La sua pittura è caratterizzata da vivacissimi colori primari intrecciati in soluzioni informali molto innovative, che lo apparentano alla tradizione dell’espressionismo astratto europeo.
Nel 2005, Vittorio Sgarbi ha tracciato questa esatta valutazione dell’opera di Francia: «È un pittore dell’immagine astratta, che ha conservato una forte nostalgia nei confronti della figurazione. La sua gestualità informale compone tasselli cromatici fortemente allusivi, a proposito dei quali si può ben sottolineare la capacità di rovesciare i canoni del vero riconoscibile, reinventandone tipologia e struttura. Egli sembra così accostarsi a quei maestri del passato, che volevano attuare la loro ricerca analitica superando, senza tuttavia rinnegarli, i confini del verismo e del realismo.

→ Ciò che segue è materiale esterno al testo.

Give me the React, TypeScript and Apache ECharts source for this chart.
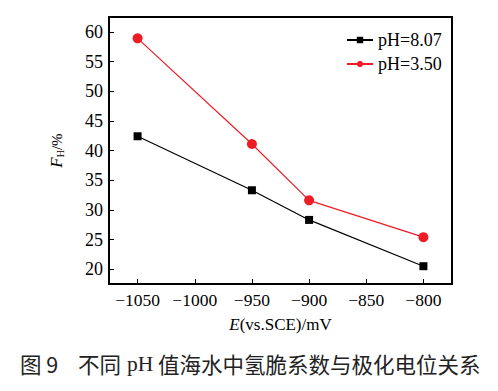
import React, { useEffect, useRef } from "react";
import * as echarts from "echarts";

const potentials = [-1050, -950, -900, -800];
const seriesNames = ["pH=8.07", "pH=3.50"];
const fhPH807 = [42.4, 33.3, 28.3, 20.5];
const fhPH350 = [58.9, 41.1, 31.6, 25.4];
const xTicks = [-1050, -1000, -950, -900, -850, -800];
const yTicks = [20, 25, 30, 35, 40, 45, 50, 55, 60];
const captionParts = ["图 9", "不同", "pH", "值海水中氢脆系数与极化电位关系"];

const SERIF = "Liberation Serif";
const TICKFONT = "Times New Roman";
const CJK = "Noto Sans CJK SC";

export default function App() {
  const ref = useRef<HTMLDivElement>(null);
  useEffect(() => {
    if (!ref.current) return;
    const chart = echarts.init(ref.current, undefined, { renderer: "svg" });
    const pairs = (ys: number[]) => potentials.map((x, i) => [x, ys[i]]);
    const capText = (text: string, left: number, family: string) => ({
      type: "text",
      left,
      top: 353,
      style: { text, fontSize: 21.5, fontFamily: family, fill: "#222" },
    });
    chart.setOption({
      animation: false,
      backgroundColor: "#fff",
      textStyle: { fontFamily: SERIF, color: "#000" },
      grid: {
        left: 109,
        top: 17,
        right: 46,
        bottom: 107,
        show: true,
        borderColor: "#000",
        borderWidth: 2,
        backgroundColor: "transparent",
      },
      legend: {
        orient: "vertical",
        left: 341,
        top: 26,
        itemWidth: 26,
        itemHeight: 8,
        itemGap: 6,
        textStyle: { fontFamily: SERIF, fontSize: 18, color: "#000" },
        data: seriesNames,
      },
      xAxis: {
        type: "value",
        min: -1075,
        max: -775,
        interval: 25,
        name: "{i|E}{n|(vs.SCE)/mV}",
        nameLocation: "middle",
        nameGap: 32,
        nameTextStyle: {
          rich: {
            i: { fontFamily: SERIF, fontSize: 17, fontStyle: "italic", color: "#000" },
            n: { fontFamily: SERIF, fontSize: 17, color: "#000" },
          },
        },
        axisLine: { show: true, lineStyle: { color: "#000", width: 2 } },
        axisTick: { show: true, inside: true, length: 5, lineStyle: { color: "#000", width: 1 }, customValues: xTicks },
        axisLabel: {
          margin: 7,
          fontFamily: TICKFONT,
          fontSize: 17.5,
          textStyle: { fontFamily: TICKFONT, fontSize: 17.5, color: "#000" },
          formatter: (v: number) => (xTicks.includes(v) ? String(v).replace("-", "\u2212") : ""),
        },
        splitLine: { show: false },
      },
      yAxis: {
        type: "value",
        min: 17.5,
        max: 62.5,
        interval: 2.5,
        name: "{i|F}{s|H}{n|/%}",
        nameLocation: "middle",
        nameRotate: 90,
        nameGap: 44,
        nameTextStyle: {
          rich: {
            i: { fontFamily: SERIF, fontSize: 17, fontStyle: "italic", color: "#000" },
            s: { fontFamily: SERIF, fontSize: 10, color: "#000", verticalAlign: "bottom", padding: [6, 0, 0, 0] },
            n: { fontFamily: SERIF, fontSize: 15, color: "#000" },
          },
        },
        axisLine: { show: true, lineStyle: { color: "#000", width: 2 } },
        axisTick: { show: true, inside: true, length: 5, lineStyle: { color: "#000", width: 1 }, customValues: yTicks },
        axisLabel: {
          margin: 6,
          fontFamily: TICKFONT,
          fontSize: 18,
          textStyle: { fontFamily: TICKFONT, fontSize: 18, color: "#000" },
          formatter: (v: number) => (yTicks.includes(v) ? String(v) : ""),
        },
        splitLine: { show: false },
      },
      series: [
        {
          name: seriesNames[0],
          type: "line",
          data: pairs(fhPH807),
          symbol: "rect",
          symbolSize: 8,
          itemStyle: { color: "#000" },
          lineStyle: { color: "#000", width: 1.2 },
        },
        {
          name: seriesNames[1],
          type: "line",
          data: pairs(fhPH350),
          symbol: "circle",
          symbolSize: 10,
          itemStyle: { color: "#EE1C25" },
          lineStyle: { color: "#EE1C25", width: 1.2 },
        },
      ],
      graphic: [
        capText(captionParts[0], 20, CJK),
        capText(captionParts[1], 78, CJK),
        capText(captionParts[2], 127, SERIF),
        capText(captionParts[3], 158, CJK),
      ],
    });
    return () => chart.dispose();
  }, []);
  return (
    <div
      ref={ref}
      style={{ position: "fixed", left: 0, top: 0, width: 498, height: 391, background: "#fff" }}
    />
  );
}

Calcolando e distribuendo colori e spazi in modo contrappuntistico, questo artista sa elaborare una sorta di scrittura rapida e immaginosa, elaborata con evidenza attraverso una riflessione approfondita sull’essenza dell’immagine. In questi lavori si sottolinea il carattere ingannevole della forma, e quindi emerge l’espressività sussurrata di una intelligenza introversa, nobilmente espressiva nei giochi ritmici con cui traduce il suo impulso creativo. Il rapporto tra la materia pittorica e il gioco segnico si stabilisce in masse dinamiche piuttosto ermetiche, ma molto ben concluse nella dialettica spaziale che stabiliscono con i fondi. Pittore eminentemente gestuale, Francia mette in luce, in modo emblematico, eventi costituiti da proliferazioni segniche, che appaiono come prodotte spontaneamente da una natura libera e incontaminata. Questo modo di distendere il colore definisce quindi strutture armoniche che, pur nella compiutezza appagante dell’insieme, sottintendono tensioni e rielaborazioni di un pensiero problematico.

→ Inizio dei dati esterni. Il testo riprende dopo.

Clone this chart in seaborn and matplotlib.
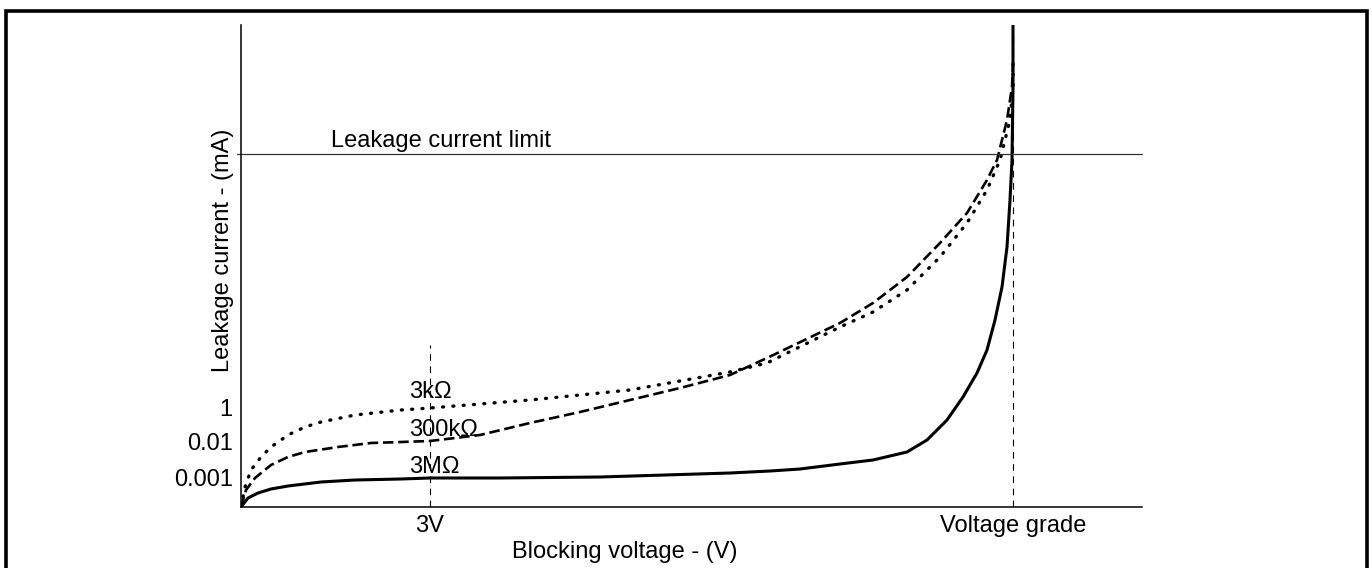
import matplotlib
matplotlib.use("Agg")
import matplotlib.pyplot as plt
import seaborn as sns
import pandas as pd

# values (x: blocking voltage, y: leakage current, arbitrary units)
x_3M = [0, 7, 17, 30, 47, 80, 114, 160, 189, 259, 359, 489, 529, 559, 599, 632, 666, 686,
        706, 722, 736, 746, 754, 761, 766, 769, 771, 772, 772]
y_3M = [0, 9, 14, 18, 21, 25, 27, 28, 29, 29, 30, 34, 36, 38, 43, 47, 55, 67,
        87, 110, 134, 157, 187, 220, 260, 307, 347, 420, 482]

x_300k = [0, 5, 14, 30, 47, 64, 97, 130, 160, 189, 239, 289, 339, 389, 439, 489, 526,
          599, 632, 666, 699, 726, 746, 756, 766, 771, 772]
y_300k = [0, 17, 29, 42, 50, 55, 60, 64, 65, 66, 72, 84, 95, 107, 119, 132, 149,
          184, 204, 230, 264, 294, 327, 347, 387, 420, 442]

x_3k = [0, 4, 10, 20, 30, 47, 64, 80, 114, 160, 189, 289, 389, 489, 526, 599, 632,
        666, 699, 726, 746, 759, 766, 769, 772, 772]
y_3k = [0, 20, 37, 50, 60, 72, 80, 85, 92, 97, 99, 107, 117, 135, 144, 180, 195,
        217, 250, 284, 317, 347, 375, 387, 420, 444]

curve_names = ["3k\u03a9", "300k\u03a9", "3M\u03a9"]
y_ticks = [29, 65, 99]
y_tick_labels = ["0.001", "0.01", "1"]
x_ticks = [189, 772]
x_tick_labels = ["3V", "Voltage grade"]
limit_level = 353
v3_top = 162
x_max, y_max = 901, 482

df = pd.concat([
    pd.DataFrame({"V": x_3k, "I": y_3k, "R": curve_names[0]}),
    pd.DataFrame({"V": x_300k, "I": y_300k, "R": curve_names[1]}),
    pd.DataFrame({"V": x_3M, "I": y_3M, "R": curve_names[2]}),
])

sns.set_style("white")
plt.rcParams["font.family"] = ["Liberation Sans", "DejaVu Sans"]
plt.rcParams["font.size"] = 17
plt.rcParams["text.color"] = "black"
plt.rcParams["axes.labelcolor"] = "black"
plt.rcParams["xtick.color"] = "black"
plt.rcParams["ytick.color"] = "black"

fig = plt.figure(figsize=(13.72, 5.68), dpi=100)
ax = fig.add_axes([241 / 1372, 61 / 568, 901 / 1372, 482 / 568])

styles = {
    curve_names[0]: dict(linestyle=(0, (0.3, 2.8)), lw=2.4, dash_capstyle="round"),
    curve_names[1]: dict(linestyle=(0, (4, 1.8)), lw=1.9),
    curve_names[2]: dict(linestyle="-", lw=2.2),
}
for name in curve_names:
    sub = df[df["R"] == name]
    sns.lineplot(data=sub, x="V", y="I", sort=False, estimator=None,
                 color="black", ax=ax, **styles[name])

ax.axhline(limit_level, xmin=-4 / 901, xmax=1, color="#333333", lw=0.9, clip_on=False)
ax.axvline(x_ticks[1], color="black", lw=0.8, linestyle=(0, (6, 5)), zorder=1)
ax.plot([x_ticks[0], x_ticks[0]], [0, v3_top], color="black", lw=0.8, linestyle=(0, (6, 5)))

ax.text(90, limit_level + 7, "Leakage current limit", ha="left", va="baseline")
ax.text(168, 109, curve_names[0], ha="left", va="baseline")
ax.text(168, 71, curve_names[1], ha="left", va="baseline")
ax.text(168, 34, curve_names[2], ha="left", va="baseline")

ax.set_xlim(0, x_max)
ax.set_ylim(0, y_max)
ax.set_xticks(x_ticks, x_tick_labels)
ax.set_yticks(y_ticks, y_tick_labels)
ax.tick_params(axis="both", length=0, labelsize=17)
ax.tick_params(axis="x", pad=6)
ax.tick_params(axis="y", pad=6)

ax.set_xlabel("Blocking voltage - (V)", fontsize=17)
ax.xaxis.set_label_coords((625 - 241) / 901, -0.07)
ax.set_ylabel("Leakage current - (mA)", fontsize=17, va="center")
ax.yaxis.set_label_coords(-0.02, (507 - 250) / 482)

sns.despine(ax=ax)
for s in ["left", "bottom"]:
    ax.spines[s].set_linewidth(1.1)
    ax.spines[s].set_color("black")

border = plt.Rectangle((5.5 / 1372, -0.05), 1361.5 / 1372, 1.05 - 11 / 568,
                       transform=fig.transFigure, fill=False, ec="black", lw=2.6,
                       clip_on=False)
fig.patches.append(border)

fig.savefig("out.png", dpi=100)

La manipolazione della materia cromatica traccia rugosità, distende forme arcuate e ariose, ma soprattutto si accende in improvvise illuminazioni, che si concretizzano come corpi astrali o come narrazioni visive dell’inarrestabile ciclicità delle stagioni. Dalla lezione storica del lirismo informale Francia ha tratto il tocco magico e alchemico che trasmuta la materia in effusioni spaziali, obbedendo alle regole e alle imprevedibilità di un patto amoroso. La sua coscienza pittorica affronta il mistero di un vero irraggiungibile, ma sempre presente come intuizione generativa del suo comporre, approdando infine all’enunciazione di presenze immanenti e precarie come residui di esperienze oniriche. La forma destrutturata si ricompone quindi in sinfonia e si ricostruisce fino ad attuare una personalissima significatività espressiva, caratterizzata da prevalenze tonali che tendono, in ultima analisi, alla monocromia».
Francia ama il suo buen retiro monferrino, i suoi gatti, la sua libertà.

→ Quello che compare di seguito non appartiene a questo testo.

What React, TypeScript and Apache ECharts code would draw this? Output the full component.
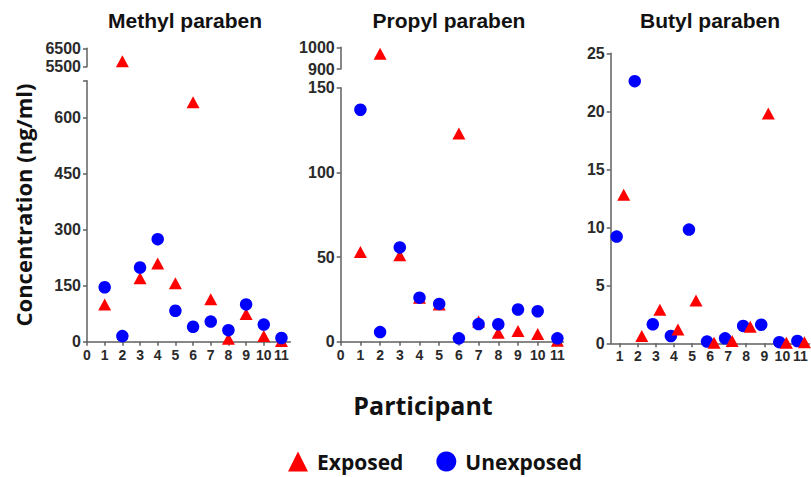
import React, { useEffect, useRef } from "react";
import * as echarts from "echarts";

// ---- data ----
const participants = [1, 2, 3, 4, 5, 6, 7, 8, 9, 10, 11];
const methylExposed = [100, 5800, 170, 210, 157, 642, 114, 8, 74, 15, 2];
const methylUnexposed = [146, 15, 199, 275, 83, 40, 54, 31, 100, 46, 10];
const propylExposed = [53, 970, 51, 26, 22, 123, 12, 5.3, 6.3, 4.5, 0.5];
const propylUnexposed = [137, 5.7, 55.7, 26, 22.3, 2, 10.4, 10.3, 19, 18, 2];
const butylExposed = [12.8, 0.63, 2.9, 1.2, 3.7, 0.05, 0.2, 1.43, 19.8, 0.05, 0.1];
const butylUnexposed = [9.2, 22.6, 1.64, 0.63, 9.8, 0.15, 0.43, 1.5, 1.6, 0.1, 0.2];

const xTicksWithZero = [0, ...participants];
const methylLowerTicks = [0, 150, 300, 450, 600];
const methylLowerMax = 700;
const methylUpperTicks = [5500, 6500];
const propylLowerTicks = [0, 50, 100, 150];
const propylUpperTicks = [900, 1000];
const butylTicks = [0, 5, 10, 15, 20, 25];

const RED = "#ff0000";
const BLUE = "#0000ff";
const AXIS = "#606060";
const TICKFONT = "Liberation Sans, Arial, sans-serif";
const LABELFONT = "Open Sans, Noto Sans, sans-serif";

export default function App() {
  const ref = useRef<HTMLDivElement>(null);
  useEffect(() => {
    document.body.style.margin = "0";
    if (!ref.current) return;
    const chart = echarts.init(ref.current, undefined, { renderer: "svg" });

    const axisLine = { show: true, lineStyle: { color: AXIS, width: 1.5 } };
    const axisTick = (vals: number[]) => ({
      show: true,
      inside: false,
      length: 4,
      lineStyle: { color: AXIS, width: 1.5 },
      customValues: vals,
    });
    const fmt = (v: number) => String(v);
    const yLabel = (vals: number[]) => ({
      show: true,
      customValues: vals,
      formatter: fmt,
      margin: 6,
      color: "#2a2a2a",
      fontSize: 16,
      fontWeight: "bold",
      fontFamily: TICKFONT,
    });
    const xLabel = (vals: number[]) => ({
      show: true,
      customValues: vals,
      formatter: fmt,
      margin: 6,
      color: "#2a2a2a",
      fontSize: 14,
      fontWeight: "bold",
      fontFamily: TICKFONT,
    });

    const grids = [
      { left: 87, top: 48.3, width: 203.3, height: 18.4 }, // methyl upper
      { left: 87, top: 80.7, width: 203.3, height: 261 }, // methyl lower
      { left: 340.7, top: 47.3, width: 222.6, height: 21.7 }, // propyl upper
      { left: 340.7, top: 87.7, width: 222.6, height: 254 }, // propyl lower
      { left: 610.7, top: 53.3, width: 198.8, height: 290 }, // butyl
    ];

    const hiddenX = (gi: number, min: number, max: number) => ({
      type: "value",
      gridIndex: gi,
      min,
      max,
      show: false,
    });
    const visibleX = (gi: number, min: number, max: number, ticks: number[]) => ({
      type: "value",
      gridIndex: gi,
      min,
      max,
      axisLine,
      axisTick: axisTick(ticks),
      axisLabel: xLabel(ticks),
      splitLine: { show: false },
    });
    const yAx = (gi: number, min: number, max: number, ticks: number[], labels: number[]) => ({
      type: "value",
      gridIndex: gi,
      min,
      max,
      axisLine,
      axisTick: axisTick(ticks),
      axisLabel: yLabel(labels),
      splitLine: { show: false },
    });

    const methylLowerTickVals = [...methylLowerTicks, methylLowerMax];

    const xAxis = [
      hiddenX(0, 0, 11.5),
      visibleX(1, 0, 11.5, xTicksWithZero),
      hiddenX(2, 0, 11.3),
      visibleX(3, 0, 11.3, xTicksWithZero),
      visibleX(4, 0.5, 11.5, participants),
    ];
    const yAxis = [
      yAx(0, methylUpperTicks[0], methylUpperTicks[1], methylUpperTicks, methylUpperTicks),
      yAx(1, 0, methylLowerMax, methylLowerTickVals, methylLowerTicks),
      yAx(2, propylUpperTicks[0], propylUpperTicks[1], propylUpperTicks, propylUpperTicks),
      yAx(3, 0, propylLowerTicks[propylLowerTicks.length - 1], propylLowerTicks, propylLowerTicks),
      yAx(4, 0, butylTicks[butylTicks.length - 1], butylTicks, butylTicks),
    ];

    const triSize = [13, 12];
    const circSize = 12.5;
    const pts = (vals: number[], filter: (v: number) => boolean, offset = 0) =>
      vals
        .map((v, i) => [participants[i] + offset, v])
        .filter((p) => filter(p[1]));

    const mk = (name: string, gi: number, data: number[][], z: number) => ({
      type: "scatter",
      name,
      xAxisIndex: gi,
      yAxisIndex: gi,
      data,
      symbol: name === "Exposed" ? "triangle" : "circle",
      symbolSize: name === "Exposed" ? triSize : circSize,
      itemStyle: { color: name === "Exposed" ? RED : BLUE, opacity: 1 },
      z,
      clip: false,
    });

    const mLow = (v: number) => v <= methylLowerMax;
    const mHigh = (v: number) => v >= methylUpperTicks[0];
    const pLow = (v: number) => v <= propylLowerTicks[propylLowerTicks.length - 1];
    const pHigh = (v: number) => v >= propylUpperTicks[0];
    const all = () => true;

    const series = [
      mk("Exposed", 0, pts(methylExposed, mHigh), 2),
      mk("Exposed", 1, pts(methylExposed, mLow), 2),
      mk("Unexposed", 0, pts(methylUnexposed, mHigh), 3),
      mk("Unexposed", 1, pts(methylUnexposed, mLow), 3),
      mk("Exposed", 2, pts(propylExposed, pHigh), 2),
      mk("Exposed", 3, pts(propylExposed, pLow), 2),
      mk("Unexposed", 2, pts(propylUnexposed, pHigh), 3),
      mk("Unexposed", 3, pts(propylUnexposed, pLow), 3),
      mk("Unexposed", 4, pts(butylUnexposed, all, -0.17), 2),
      mk("Exposed", 4, pts(butylExposed, all, 0.22), 3),
    ];

    const titleStyle = {
      fontSize: 21,
      fontWeight: "bold",
      fontFamily: TICKFONT,
      fill: "#111",
      textAlign: "center",
      textVerticalAlign: "middle",
    };

    chart.setOption({
      animation: false,
      backgroundColor: "#ffffff",
      grid: grids,
      xAxis,
      yAxis,
      series,
      legend: {
        left: 283,
        top: 446,
        itemWidth: 20,
        itemHeight: 20,
        itemGap: 33,
        data: [
          { name: "Exposed", icon: "triangle" },
          { name: "Unexposed", icon: "circle" },
        ],
        textStyle: {
          fontSize: 21,
          fontWeight: "bold",
          fontFamily: LABELFONT,
          color: "#111",
          padding: [0, 0, 0, 4],
        },
        selectedMode: false,
      },
      graphic: [
        { type: "text", x: 185, y: 20.5, style: { ...titleStyle, text: "Methyl paraben" } },
        { type: "text", x: 449, y: 20, style: { ...titleStyle, text: "Propyl paraben" } },
        { type: "text", x: 710, y: 20, style: { ...titleStyle, text: "Butyl paraben" } },
        {
          type: "text",
          x: 23,
          y: 205,
          rotation: Math.PI / 2,
          style: {
            text: "Concentration (ng/ml)",
            fontSize: 22,
            fontWeight: "bold",
            fontFamily: LABELFONT,
            fill: "#111",
            textAlign: "center",
            textVerticalAlign: "middle",
          },
        },
        {
          type: "text",
          x: 423,
          y: 405,
          style: {
            text: "Participant",
            fontSize: 25,
            fontWeight: "bold",
            fontFamily: LABELFONT,
            fill: "#111",
            textAlign: "center",
            textVerticalAlign: "middle",
          },
        },
      ],
    });
    return () => chart.dispose();
  }, []);
  return <div ref={ref} style={{ width: 811, height: 477 }} />;
}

La sua opera, che semplicisticamente potrebbe sembrare un esplicito riferimento iconografico, come ha già osservato Sgarbi, diventa, invece, un sottile e divertente gioco di mascheramento.
Ama il rosso, il colore che si trasforma in terribile fiamma nelle sue tele. Chi scrive ammira l’opera di Camillo Francia, pittore alto, irraggiungibile.
E poi, come non innamorarsi dei suoi colori, che rispecchiano un’anima equilibrata, anch’essa alta e irraggiungibile?